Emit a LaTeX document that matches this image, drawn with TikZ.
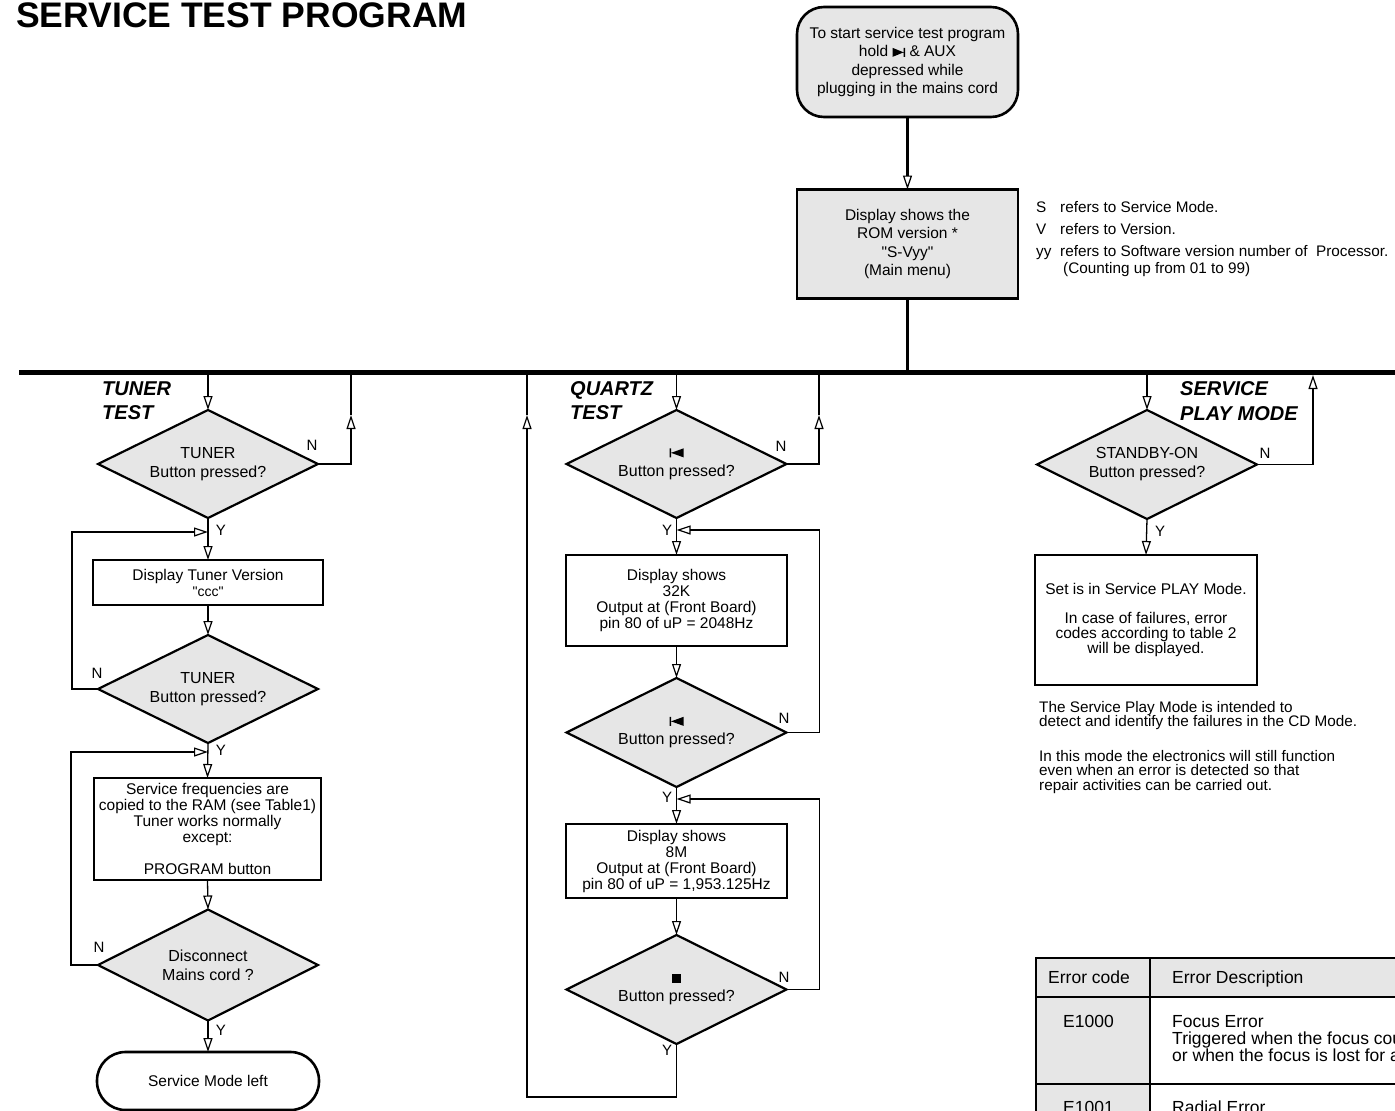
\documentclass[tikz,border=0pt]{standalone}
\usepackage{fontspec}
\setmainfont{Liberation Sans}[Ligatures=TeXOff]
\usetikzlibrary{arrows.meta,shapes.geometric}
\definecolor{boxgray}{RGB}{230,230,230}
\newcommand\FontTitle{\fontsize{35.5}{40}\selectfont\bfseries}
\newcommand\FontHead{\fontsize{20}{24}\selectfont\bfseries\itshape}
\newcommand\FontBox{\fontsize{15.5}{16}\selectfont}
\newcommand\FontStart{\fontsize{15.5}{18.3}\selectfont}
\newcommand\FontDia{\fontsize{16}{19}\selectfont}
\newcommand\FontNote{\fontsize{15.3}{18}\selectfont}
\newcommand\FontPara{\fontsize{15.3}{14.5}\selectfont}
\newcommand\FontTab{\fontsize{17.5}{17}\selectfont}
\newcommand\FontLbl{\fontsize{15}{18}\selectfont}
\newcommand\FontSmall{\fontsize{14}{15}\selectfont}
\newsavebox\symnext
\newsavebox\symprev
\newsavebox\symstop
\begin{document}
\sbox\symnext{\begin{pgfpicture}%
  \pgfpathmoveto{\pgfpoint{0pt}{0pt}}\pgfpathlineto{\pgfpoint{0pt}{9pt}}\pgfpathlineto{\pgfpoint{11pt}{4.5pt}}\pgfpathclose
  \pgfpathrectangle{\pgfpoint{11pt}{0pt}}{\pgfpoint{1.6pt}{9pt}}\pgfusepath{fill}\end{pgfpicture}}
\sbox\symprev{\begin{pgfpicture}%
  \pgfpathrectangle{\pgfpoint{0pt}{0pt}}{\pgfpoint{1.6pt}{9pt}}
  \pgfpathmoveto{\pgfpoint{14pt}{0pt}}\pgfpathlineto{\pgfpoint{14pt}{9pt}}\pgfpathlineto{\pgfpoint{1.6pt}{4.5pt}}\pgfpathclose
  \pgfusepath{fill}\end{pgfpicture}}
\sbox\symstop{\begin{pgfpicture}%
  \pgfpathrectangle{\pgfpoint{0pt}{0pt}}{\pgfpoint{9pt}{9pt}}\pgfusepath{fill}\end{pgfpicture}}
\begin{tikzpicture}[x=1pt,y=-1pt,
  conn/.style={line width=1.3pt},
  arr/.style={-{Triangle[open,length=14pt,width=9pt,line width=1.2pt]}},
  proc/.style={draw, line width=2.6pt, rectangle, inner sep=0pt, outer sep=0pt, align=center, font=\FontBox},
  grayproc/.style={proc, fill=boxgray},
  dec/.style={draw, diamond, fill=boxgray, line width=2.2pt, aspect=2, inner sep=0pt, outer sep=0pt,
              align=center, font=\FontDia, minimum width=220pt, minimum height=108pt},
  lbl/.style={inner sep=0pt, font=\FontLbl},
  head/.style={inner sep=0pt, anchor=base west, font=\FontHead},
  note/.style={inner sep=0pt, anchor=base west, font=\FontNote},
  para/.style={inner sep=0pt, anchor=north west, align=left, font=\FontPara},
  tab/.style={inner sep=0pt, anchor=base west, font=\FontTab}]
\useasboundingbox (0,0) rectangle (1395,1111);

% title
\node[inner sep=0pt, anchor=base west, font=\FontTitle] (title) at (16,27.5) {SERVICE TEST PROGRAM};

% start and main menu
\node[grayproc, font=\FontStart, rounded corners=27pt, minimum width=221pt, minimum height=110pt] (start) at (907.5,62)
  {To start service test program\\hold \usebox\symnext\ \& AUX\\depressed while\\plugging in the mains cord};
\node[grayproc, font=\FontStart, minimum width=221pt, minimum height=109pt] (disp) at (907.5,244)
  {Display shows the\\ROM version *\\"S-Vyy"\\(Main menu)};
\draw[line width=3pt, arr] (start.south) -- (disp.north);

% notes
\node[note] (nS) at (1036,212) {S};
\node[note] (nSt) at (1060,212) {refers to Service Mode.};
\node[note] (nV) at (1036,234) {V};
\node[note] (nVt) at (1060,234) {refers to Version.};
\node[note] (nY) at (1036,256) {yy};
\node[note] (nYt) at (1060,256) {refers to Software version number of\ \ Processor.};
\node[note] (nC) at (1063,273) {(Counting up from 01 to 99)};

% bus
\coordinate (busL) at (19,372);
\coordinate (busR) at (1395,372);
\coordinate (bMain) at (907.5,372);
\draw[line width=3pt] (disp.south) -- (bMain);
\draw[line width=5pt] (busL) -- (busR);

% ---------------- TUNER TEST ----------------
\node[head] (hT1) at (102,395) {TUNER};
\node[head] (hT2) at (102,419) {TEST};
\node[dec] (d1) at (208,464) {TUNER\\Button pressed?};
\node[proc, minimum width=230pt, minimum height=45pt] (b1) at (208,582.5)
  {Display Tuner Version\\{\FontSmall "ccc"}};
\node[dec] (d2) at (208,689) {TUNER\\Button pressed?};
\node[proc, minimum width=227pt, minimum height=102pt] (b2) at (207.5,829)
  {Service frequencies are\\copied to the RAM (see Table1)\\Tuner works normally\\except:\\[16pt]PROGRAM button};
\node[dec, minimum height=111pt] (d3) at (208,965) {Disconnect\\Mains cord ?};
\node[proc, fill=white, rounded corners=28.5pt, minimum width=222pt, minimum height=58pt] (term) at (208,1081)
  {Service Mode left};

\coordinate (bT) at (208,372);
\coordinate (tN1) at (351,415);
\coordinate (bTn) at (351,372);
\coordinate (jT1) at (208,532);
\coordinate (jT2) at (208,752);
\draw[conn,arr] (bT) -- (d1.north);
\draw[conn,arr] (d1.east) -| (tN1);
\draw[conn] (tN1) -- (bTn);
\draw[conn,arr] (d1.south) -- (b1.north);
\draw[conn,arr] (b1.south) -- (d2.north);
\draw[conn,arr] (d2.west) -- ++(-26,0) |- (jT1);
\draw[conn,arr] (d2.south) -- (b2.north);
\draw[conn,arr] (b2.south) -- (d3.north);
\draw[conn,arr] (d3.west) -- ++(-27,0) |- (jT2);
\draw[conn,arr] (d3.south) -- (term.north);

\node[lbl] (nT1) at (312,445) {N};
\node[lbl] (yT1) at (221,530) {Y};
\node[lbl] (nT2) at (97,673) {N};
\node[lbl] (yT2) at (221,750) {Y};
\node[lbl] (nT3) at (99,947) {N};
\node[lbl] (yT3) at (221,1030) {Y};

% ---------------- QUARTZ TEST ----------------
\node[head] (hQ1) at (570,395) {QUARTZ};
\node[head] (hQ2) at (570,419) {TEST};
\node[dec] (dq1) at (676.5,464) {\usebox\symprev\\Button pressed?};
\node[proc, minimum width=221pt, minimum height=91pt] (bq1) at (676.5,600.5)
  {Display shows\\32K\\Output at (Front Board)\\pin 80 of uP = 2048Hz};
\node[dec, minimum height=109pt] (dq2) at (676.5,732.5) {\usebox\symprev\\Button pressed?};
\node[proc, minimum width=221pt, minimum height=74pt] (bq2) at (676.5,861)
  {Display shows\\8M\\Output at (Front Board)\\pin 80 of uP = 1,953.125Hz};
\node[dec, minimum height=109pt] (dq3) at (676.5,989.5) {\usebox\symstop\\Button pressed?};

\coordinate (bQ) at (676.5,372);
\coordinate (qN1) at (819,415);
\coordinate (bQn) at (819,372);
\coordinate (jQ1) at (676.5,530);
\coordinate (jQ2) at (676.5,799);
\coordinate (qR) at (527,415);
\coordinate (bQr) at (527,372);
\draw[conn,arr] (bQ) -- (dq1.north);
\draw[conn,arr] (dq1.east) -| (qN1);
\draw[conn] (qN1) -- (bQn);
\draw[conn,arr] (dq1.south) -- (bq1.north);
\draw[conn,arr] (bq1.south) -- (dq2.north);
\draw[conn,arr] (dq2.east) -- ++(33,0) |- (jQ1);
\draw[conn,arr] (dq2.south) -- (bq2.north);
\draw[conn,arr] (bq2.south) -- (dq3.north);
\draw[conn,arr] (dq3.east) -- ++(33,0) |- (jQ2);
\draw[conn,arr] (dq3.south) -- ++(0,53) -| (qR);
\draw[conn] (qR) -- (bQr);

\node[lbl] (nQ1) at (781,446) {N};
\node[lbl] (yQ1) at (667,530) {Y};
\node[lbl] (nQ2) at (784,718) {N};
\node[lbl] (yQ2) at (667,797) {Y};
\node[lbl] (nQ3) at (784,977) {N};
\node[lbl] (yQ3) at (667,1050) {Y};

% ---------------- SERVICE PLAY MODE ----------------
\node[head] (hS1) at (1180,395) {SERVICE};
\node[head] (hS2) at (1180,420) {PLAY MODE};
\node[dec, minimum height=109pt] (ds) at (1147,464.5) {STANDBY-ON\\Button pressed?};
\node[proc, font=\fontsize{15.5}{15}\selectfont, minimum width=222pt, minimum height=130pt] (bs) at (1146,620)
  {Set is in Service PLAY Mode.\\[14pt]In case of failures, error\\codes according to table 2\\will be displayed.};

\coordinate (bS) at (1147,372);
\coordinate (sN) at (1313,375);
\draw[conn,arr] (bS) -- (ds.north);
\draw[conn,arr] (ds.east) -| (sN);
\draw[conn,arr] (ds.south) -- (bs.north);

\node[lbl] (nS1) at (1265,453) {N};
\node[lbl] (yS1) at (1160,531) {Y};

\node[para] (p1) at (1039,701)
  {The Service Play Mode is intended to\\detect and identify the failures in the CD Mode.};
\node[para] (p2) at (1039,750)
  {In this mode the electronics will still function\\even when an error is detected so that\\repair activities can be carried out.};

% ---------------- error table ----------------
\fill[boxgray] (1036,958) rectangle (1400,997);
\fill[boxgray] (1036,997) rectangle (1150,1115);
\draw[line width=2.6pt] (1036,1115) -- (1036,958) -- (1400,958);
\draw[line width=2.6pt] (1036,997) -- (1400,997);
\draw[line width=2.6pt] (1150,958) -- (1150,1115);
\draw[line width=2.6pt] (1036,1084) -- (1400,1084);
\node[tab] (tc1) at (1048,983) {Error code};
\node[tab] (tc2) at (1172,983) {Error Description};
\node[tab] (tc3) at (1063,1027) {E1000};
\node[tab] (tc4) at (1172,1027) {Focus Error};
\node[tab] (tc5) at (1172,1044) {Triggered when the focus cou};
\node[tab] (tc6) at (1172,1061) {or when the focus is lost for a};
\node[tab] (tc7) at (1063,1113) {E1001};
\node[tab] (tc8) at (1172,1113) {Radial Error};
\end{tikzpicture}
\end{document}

● **Directive**:
Copy out every line holding the string "this".

● **Written reply**:
Emit a LaTeX document that matches this image, drawn with TikZ.
  {In this mode the electronics will still function\\even when an error is detected so that\\repair activities can be carried out.};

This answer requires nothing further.